Iran's nuclear power plant at Bushehr (Reuters)
A few months ago, we noted a rift between Iran and Russia over the nuclear power plant at Bushehr, which is being built by Russian contractors. In March of this year, Russian spokesman announced that the reactor's start-up date (then scheduled for September) would be delayed, due to payment issues with Iran.
According to the Russian firm in charge of the project, Tehran was paying only a "fraction" of the $25 million monthly bill, forcing contractors to slow work on the facility, and delay fueling of the reactor. Iran claimed that it was making the required payments on the $1 billion project, and blamed the impasse on western pressure, directed at Russian involvement in Tehran's nuclear program.
Flash forward five months, and it looks like the Bushehr complex remains stuck on the slow track. A Reuters report from Moscow indicates that Tehran remains behind in its payments, and the reactor won't be finished until Autumn 2008 (at the earliest), one year behind schedule. An earlier round of high-level talks apparently failed to resolve the dispute, and another Iranian team is currently in Moscow, negotiating with Russian contractors.
We're not surprised that Russia is still having problems with its partner, given Tehran's long history of slow, incomplete or non-existent payments on high-profile projects. In some cases, the payment problems can be traced to a dissatisfied cleric or bureaucrat, whose palm wasn't sufficiently greased in arranging the deal. Or, the Iranians may believe that Russia has too much invested in the Bushehr project, allowing them to put the squeeze on Moscow, and obtain a finished, fueled and operating reactor for less than the negotiated price.
Iran's economic woes may be another reason for the limited payments. The economy is in such shambles that the Tehran government imposed gas rationing last month--in the world's #2 oil-exporting nation. That move prompted riots across the country, and millions of Iranians are also upset about recent hikes in food and housing prices. They view the government as woefully inefficient and corrupt; in return, the ruling mullahs (and President Mahmoud Ahmadinejad) have attempted to increase subsidies on key goods--including gasoline--in an effort to placate the public. Increased support for the public sector could prompt cutbacks in other programs, including the nuclear power plant.

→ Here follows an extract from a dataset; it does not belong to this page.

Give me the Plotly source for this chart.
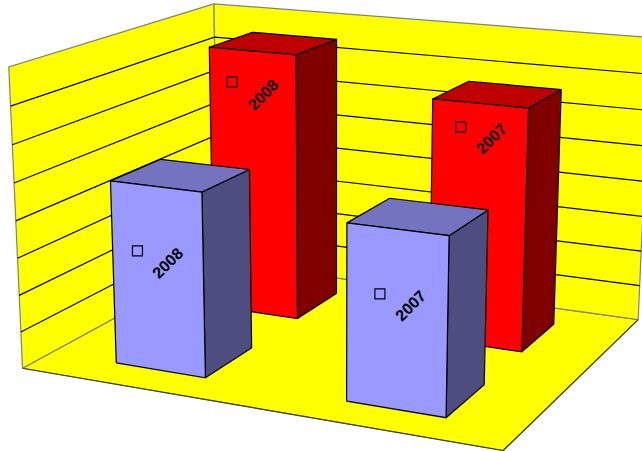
import numpy as np
import plotly.graph_objects as go

categories = ["2008", "2007"]
front_values = [4.95, 4.62]
back_values = [7.52, 6.66]
axis_max = 8

# where the box corners of the 3d chart land on the page: (x, y, value) -> pixel
box_world = [(0, 0, 0), (1, 0, 0), (1, 1, 0), (0, 1, 0), (0, 0, 8), (0, 1, 8), (1, 1, 8)]
box_pixel = [(22, 368.5), (503, 450.5), (638, 319.5), (219, 261.5), (9.5, 66.7), (213, 4), (651, 37.7)]

rows = []
rhs = []
for (X, Y, Z), (u, v) in zip(box_world, box_pixel):
    rows.append([X, Y, Z, 1, 0, 0, 0, 0, -u * X, -u * Y, -u * Z])
    rows.append([0, 0, 0, 0, X, Y, Z, 1, -v * X, -v * Y, -v * Z])
    rhs += [u, v]
P = np.append(np.linalg.lstsq(np.array(rows, float), np.array(rhs, float), rcond=None)[0], 1).reshape(3, 4)


def project(points):
    pts = np.array([[X, Y, Z, 1] for X, Y, Z in points], float).T
    q = P @ pts
    return q[0] / q[2], q[1] / q[2]


fig = go.Figure()


def add_face(points, fill, line="black", width=1.2):
    xs, ys = project(points + points[:1])
    fig.add_trace(go.Scatter(x=xs, y=ys, mode="lines", fill="toself", fillcolor=fill,
                             line=dict(color=line, width=width), hoverinfo="skip", showlegend=False))


def add_line(points, color="black", width=1.2):
    xs, ys = project(points)
    fig.add_trace(go.Scatter(x=xs, y=ys, mode="lines", line=dict(color=color, width=width),
                             hoverinfo="skip", showlegend=False))


# floor and walls
add_face([(0, 0, 0), (1, 0, 0), (1, 1, 0), (0, 1, 0)], "#FFFF00", "#808080")
add_face([(0, 0, 0), (0, 1, 0), (0, 1, axis_max), (0, 0, axis_max)], "#FFFF00", "#808080")
add_face([(0, 1, 0), (1, 1, 0), (1, 1, axis_max), (0, 1, axis_max)], "#FFFF00", "#808080")
add_line([(0, 0, 0), (1, 0, 0), (1, 1, 0)], "#404040")
for z in range(1, axis_max):
    add_line([(0, 0, z), (0, 1, z), (1, 1, z)])

bar_w = 0.2
bar_d = 0.24


def add_bar(i, depth, value, colors):
    x0 = 0.25 + 0.5 * i - bar_w / 2
    x1 = x0 + bar_w
    y0 = depth - bar_d / 2
    y1 = y0 + bar_d
    add_face([(x1, y0, 0), (x1, y1, 0), (x1, y1, value), (x1, y0, value)], colors[1])
    add_face([(x0, y0, value), (x1, y0, value), (x1, y1, value), (x0, y1, value)], colors[2])
    add_face([(x0, y0, 0), (x1, y0, 0), (x1, y0, value), (x0, y0, value)], colors[0])
    return project([(x0, y0, value)])


red = ["#FF0000", "#800000", "#BF0000"]
blue = ["#9999FF", "#4D4D80", "#7373BF"]

# label key offsets from the top left corner of each front face
back_offset = [(23, 35), (28, 28)]
front_offset = [(27, 70), (33, 71)]
label_shift = (31, 12)

corners = []
for i in range(2):
    corners.append(add_bar(i, 0.75, back_values[i], red) + back_offset[i] + (categories[i],))
for i in range(2):
    corners.append(add_bar(i, 0.25, front_values[i], blue) + front_offset[i] + (categories[i],))

for cx, cy, dx, dy, name in corners:
    kx = cx[0] + dx
    ky = cy[0] + dy
    fig.add_trace(go.Scatter(x=[kx], y=[ky], mode="markers", hoverinfo="skip", showlegend=False,
                             marker=dict(symbol="square-open", size=10, color="black", line=dict(width=1.2, color="black"))))
    fig.add_annotation(x=kx + label_shift[0], y=ky + label_shift[1], text="<b>" + name + "</b>", textangle=-45, showarrow=False,
                       font=dict(family="Liberation Sans", size=16, color="black"))

fig.update_layout(width=642, height=451, margin=dict(l=0, r=0, t=0, b=0), autosize=False,
                  paper_bgcolor="white", plot_bgcolor="white", showlegend=False,
                  xaxis=dict(range=[0, 642], visible=False, fixedrange=True),
                  yaxis=dict(range=[451, 0], visible=False, fixedrange=True))

fig.write_html("out.html", config=dict(displayModeBar=False), post_script="document.body.style.margin='0';")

But the delays at Bushehr should not be viewed as a major impediment to Iran's nuclear weapons program. In reality, the nuclear power plant is expected to have only a tertiary role in Tehran's development program, providing spent fuel that could be re-processed for used in nuclear weapons. However, there are lingering concerns that the Bushehr deal may be used as an umbrella for illegal transfers of technology and materials.
Located on the Persian Gulf, the Bushehr complex is the most visible symbol of Iran's nuclear program, but it is not the most important element. Those can be found at Esfahan (where yellow cake uranium is produced) and Natanz, where uranium is being enriched in centrifuges. Eventually, those facilities will yield sufficient quantities of feedstock and enriched uranium to produce nuclear weapons. That's why activity (and construction) at those sites continue unabated. Even in tough economic times, Tehran has ensured that both Esfahan and Natanz receive full-funding, even if it means slowing the pace at Bushehr.